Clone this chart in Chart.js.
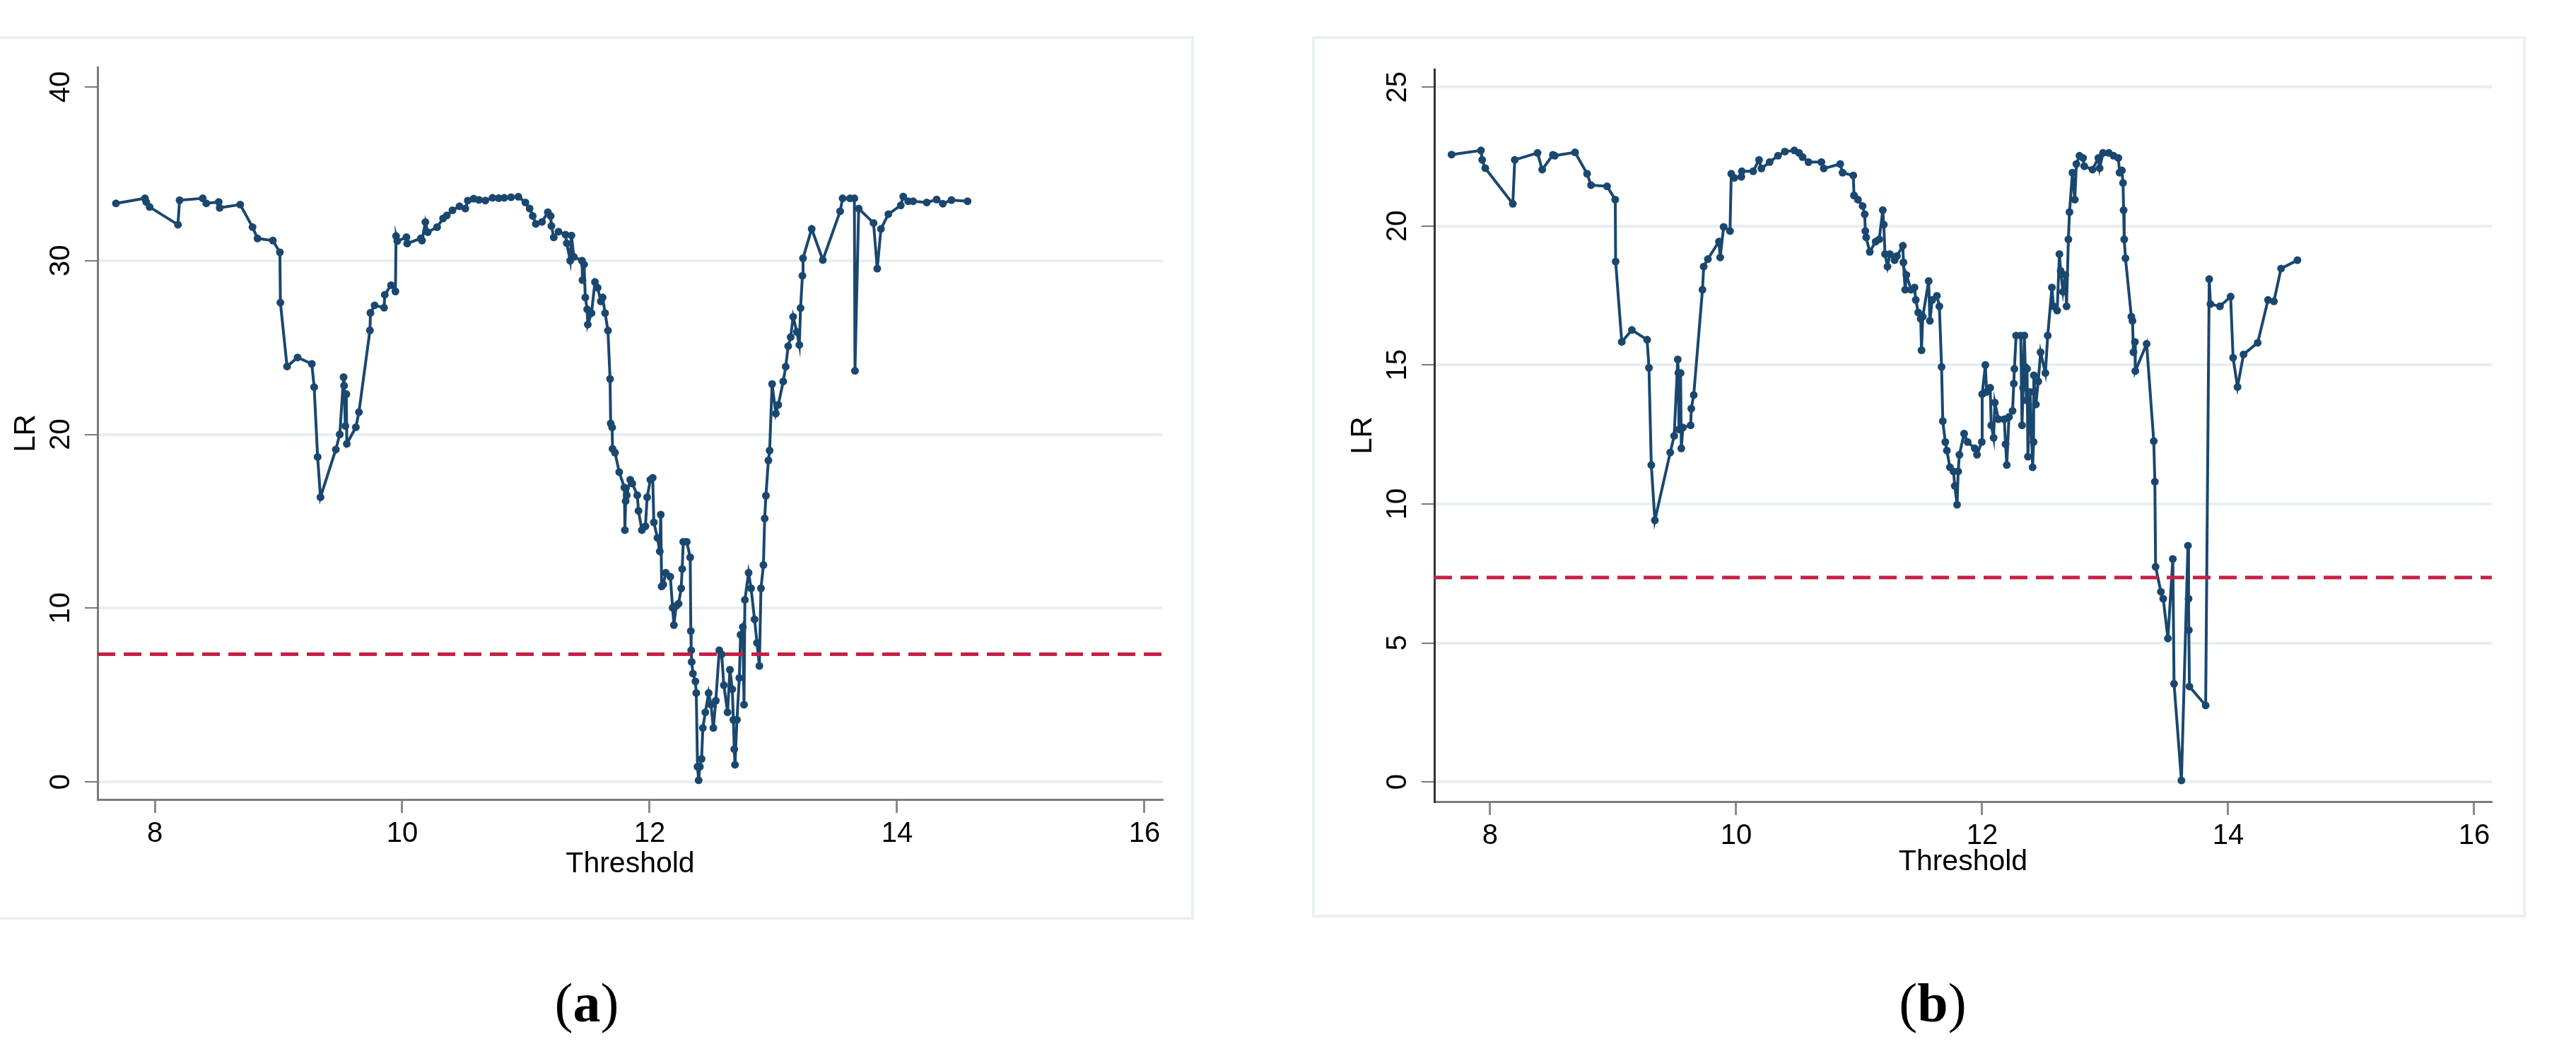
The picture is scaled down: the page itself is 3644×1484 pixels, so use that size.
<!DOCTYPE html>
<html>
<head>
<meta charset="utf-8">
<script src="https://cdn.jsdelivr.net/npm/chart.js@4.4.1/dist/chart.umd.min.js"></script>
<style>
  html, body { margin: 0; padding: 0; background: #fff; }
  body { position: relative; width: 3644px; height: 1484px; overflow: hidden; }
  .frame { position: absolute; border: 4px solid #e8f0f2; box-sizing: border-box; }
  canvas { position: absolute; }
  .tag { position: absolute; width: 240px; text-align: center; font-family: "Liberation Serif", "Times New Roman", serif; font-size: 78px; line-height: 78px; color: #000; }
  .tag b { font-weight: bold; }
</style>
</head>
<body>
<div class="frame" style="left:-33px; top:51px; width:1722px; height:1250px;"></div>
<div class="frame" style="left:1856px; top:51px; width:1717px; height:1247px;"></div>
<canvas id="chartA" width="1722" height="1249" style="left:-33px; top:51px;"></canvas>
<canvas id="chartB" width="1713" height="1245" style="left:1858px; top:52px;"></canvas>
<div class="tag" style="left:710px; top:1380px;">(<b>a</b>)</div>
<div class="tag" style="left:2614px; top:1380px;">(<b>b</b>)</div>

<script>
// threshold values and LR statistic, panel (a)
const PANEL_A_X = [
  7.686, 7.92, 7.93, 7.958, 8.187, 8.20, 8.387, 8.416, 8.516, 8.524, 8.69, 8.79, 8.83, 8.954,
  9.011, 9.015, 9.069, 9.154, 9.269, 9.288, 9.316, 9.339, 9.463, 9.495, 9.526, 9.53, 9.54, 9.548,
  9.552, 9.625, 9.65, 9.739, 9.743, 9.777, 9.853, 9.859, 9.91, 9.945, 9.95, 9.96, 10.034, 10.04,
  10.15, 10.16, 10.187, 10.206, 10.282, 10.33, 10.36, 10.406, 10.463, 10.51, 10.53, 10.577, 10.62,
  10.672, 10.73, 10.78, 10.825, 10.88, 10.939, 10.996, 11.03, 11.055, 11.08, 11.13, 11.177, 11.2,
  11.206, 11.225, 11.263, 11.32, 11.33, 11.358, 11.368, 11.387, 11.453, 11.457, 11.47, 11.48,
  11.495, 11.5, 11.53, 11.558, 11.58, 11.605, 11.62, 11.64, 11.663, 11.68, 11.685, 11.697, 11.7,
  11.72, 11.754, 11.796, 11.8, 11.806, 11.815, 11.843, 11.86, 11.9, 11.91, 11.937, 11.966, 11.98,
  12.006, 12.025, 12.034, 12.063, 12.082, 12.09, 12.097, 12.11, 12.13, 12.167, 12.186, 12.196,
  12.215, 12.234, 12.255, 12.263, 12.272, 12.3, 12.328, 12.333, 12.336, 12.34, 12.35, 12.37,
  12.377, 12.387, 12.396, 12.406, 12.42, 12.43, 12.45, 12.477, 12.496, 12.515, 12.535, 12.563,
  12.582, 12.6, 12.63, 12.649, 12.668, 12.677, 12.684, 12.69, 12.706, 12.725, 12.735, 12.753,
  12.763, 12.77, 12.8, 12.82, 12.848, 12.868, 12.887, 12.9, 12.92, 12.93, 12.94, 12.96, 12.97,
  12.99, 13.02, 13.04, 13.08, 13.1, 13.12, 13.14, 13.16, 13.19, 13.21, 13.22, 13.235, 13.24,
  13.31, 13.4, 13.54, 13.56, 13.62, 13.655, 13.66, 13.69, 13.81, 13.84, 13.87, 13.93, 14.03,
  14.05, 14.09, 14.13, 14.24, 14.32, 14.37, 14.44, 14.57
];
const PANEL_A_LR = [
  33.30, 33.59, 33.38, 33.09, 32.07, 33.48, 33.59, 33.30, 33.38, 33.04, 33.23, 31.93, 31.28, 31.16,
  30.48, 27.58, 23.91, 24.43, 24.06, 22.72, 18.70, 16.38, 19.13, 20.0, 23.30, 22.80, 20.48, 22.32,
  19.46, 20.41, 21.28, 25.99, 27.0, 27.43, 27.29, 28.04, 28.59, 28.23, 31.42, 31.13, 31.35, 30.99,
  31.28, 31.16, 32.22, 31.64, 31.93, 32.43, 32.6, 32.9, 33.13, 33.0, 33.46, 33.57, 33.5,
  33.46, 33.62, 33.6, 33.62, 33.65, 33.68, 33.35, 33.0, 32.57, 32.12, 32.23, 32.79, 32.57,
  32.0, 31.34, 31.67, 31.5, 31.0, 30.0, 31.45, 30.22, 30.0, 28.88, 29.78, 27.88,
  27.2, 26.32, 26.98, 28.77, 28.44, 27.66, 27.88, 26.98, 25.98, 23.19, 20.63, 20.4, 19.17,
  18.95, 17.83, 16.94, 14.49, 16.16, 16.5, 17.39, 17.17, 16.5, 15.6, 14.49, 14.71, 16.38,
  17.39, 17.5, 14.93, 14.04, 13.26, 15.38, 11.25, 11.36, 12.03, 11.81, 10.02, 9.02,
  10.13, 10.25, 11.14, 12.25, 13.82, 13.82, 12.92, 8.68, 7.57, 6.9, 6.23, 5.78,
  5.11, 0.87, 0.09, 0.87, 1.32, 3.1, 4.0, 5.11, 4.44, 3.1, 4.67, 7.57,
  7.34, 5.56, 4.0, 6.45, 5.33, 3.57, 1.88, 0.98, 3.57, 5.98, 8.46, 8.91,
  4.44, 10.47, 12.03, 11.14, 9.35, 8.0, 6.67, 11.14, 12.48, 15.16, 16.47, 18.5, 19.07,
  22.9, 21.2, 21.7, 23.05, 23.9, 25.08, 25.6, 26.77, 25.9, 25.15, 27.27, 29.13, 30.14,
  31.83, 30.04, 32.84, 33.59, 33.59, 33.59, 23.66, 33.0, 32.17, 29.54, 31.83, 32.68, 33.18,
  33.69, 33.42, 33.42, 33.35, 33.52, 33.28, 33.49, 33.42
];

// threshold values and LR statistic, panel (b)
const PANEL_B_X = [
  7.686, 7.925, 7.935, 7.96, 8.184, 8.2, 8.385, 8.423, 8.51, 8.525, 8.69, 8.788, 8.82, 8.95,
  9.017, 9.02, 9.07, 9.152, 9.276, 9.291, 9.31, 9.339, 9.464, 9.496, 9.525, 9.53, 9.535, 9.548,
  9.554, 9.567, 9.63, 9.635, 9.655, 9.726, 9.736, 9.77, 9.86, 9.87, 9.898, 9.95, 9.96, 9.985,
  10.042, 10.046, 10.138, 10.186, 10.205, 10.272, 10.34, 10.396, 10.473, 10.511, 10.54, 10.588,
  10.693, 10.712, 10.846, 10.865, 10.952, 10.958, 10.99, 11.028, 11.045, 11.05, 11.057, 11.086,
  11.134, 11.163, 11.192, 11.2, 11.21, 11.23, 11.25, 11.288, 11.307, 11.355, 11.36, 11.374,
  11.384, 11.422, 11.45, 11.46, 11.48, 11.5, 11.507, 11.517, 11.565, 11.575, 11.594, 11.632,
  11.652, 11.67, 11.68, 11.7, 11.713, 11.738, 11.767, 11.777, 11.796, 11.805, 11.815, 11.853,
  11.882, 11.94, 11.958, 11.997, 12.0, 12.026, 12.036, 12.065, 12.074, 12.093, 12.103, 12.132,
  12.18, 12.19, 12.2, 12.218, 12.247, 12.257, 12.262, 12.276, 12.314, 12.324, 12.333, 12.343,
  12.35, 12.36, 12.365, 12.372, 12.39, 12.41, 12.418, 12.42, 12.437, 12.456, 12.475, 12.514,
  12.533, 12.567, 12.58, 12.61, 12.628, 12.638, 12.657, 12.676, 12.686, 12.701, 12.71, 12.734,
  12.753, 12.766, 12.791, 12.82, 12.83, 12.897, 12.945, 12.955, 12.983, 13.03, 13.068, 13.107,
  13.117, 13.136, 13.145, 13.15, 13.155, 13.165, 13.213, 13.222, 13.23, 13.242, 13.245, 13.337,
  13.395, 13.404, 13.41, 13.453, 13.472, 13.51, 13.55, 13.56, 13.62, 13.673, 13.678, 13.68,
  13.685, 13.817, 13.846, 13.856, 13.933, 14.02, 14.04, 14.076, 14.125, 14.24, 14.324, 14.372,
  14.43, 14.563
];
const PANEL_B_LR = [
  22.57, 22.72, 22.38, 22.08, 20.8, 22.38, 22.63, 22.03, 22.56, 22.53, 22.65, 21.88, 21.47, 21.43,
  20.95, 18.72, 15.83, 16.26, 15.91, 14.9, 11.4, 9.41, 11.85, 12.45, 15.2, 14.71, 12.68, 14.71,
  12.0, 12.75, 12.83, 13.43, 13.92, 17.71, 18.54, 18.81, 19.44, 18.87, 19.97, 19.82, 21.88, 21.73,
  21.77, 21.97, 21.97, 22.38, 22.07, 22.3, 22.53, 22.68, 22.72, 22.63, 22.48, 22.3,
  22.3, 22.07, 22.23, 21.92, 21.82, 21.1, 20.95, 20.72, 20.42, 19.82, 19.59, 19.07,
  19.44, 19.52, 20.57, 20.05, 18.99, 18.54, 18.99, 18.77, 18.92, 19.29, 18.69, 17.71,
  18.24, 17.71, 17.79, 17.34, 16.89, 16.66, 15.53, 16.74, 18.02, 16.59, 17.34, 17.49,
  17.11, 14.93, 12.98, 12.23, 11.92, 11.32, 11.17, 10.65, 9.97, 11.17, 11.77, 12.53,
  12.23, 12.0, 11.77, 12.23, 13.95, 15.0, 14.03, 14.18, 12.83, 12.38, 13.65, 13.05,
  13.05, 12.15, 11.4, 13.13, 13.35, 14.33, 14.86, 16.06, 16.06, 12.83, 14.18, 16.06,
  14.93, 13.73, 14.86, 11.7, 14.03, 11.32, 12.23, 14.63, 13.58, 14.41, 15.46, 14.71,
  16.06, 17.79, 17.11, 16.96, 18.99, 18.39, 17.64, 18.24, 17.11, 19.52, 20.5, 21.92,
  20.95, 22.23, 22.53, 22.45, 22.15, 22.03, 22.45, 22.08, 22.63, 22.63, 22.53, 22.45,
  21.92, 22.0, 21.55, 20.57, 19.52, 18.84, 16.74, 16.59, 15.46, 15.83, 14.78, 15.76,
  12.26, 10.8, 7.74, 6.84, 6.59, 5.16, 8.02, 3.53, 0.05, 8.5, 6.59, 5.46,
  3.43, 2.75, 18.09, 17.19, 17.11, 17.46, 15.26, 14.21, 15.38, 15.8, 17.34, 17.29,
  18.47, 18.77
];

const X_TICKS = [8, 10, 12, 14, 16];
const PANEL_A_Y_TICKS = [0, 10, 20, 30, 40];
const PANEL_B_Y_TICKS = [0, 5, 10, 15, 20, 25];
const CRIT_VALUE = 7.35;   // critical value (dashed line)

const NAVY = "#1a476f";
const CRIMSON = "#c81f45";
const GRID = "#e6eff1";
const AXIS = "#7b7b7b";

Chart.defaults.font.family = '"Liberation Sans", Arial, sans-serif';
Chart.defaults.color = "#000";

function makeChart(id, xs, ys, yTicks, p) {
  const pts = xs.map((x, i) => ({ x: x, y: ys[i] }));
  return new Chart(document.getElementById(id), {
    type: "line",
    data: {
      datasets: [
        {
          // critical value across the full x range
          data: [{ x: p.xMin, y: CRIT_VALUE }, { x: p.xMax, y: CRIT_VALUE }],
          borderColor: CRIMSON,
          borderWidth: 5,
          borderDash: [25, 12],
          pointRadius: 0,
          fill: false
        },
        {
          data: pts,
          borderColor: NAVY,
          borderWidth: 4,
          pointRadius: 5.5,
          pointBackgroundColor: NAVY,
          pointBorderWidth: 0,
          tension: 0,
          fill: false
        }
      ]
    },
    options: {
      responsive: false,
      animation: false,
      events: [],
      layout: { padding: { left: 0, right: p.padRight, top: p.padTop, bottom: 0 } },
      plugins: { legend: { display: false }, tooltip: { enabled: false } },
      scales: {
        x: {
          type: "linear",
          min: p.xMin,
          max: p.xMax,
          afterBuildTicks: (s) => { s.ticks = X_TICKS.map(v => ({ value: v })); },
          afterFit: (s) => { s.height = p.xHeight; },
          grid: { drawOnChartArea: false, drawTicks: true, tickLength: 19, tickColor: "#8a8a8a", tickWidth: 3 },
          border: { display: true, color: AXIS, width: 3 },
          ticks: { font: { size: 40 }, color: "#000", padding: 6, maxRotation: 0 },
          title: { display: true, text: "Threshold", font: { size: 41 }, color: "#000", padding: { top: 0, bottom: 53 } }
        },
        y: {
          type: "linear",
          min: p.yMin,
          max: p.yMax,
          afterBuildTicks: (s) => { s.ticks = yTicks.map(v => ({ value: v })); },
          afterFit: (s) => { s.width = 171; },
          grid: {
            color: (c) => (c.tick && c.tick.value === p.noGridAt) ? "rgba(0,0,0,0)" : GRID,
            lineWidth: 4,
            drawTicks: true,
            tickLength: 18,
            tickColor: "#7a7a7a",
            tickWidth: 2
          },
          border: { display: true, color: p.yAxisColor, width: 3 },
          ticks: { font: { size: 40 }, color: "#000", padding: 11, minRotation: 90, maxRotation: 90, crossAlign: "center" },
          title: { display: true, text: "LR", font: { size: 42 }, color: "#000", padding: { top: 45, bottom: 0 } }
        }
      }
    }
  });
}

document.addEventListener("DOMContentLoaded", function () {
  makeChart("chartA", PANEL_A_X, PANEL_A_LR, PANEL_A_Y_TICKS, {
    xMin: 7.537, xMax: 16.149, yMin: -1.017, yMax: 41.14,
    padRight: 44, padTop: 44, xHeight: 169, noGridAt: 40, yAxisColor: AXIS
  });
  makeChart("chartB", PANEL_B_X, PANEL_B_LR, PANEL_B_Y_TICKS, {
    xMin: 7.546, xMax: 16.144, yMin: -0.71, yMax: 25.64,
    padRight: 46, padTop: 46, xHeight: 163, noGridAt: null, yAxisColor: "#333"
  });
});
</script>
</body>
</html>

REQUEST: Among the lines above, count those containing the word "size" and give nothing but the result.

RESPONSE: 6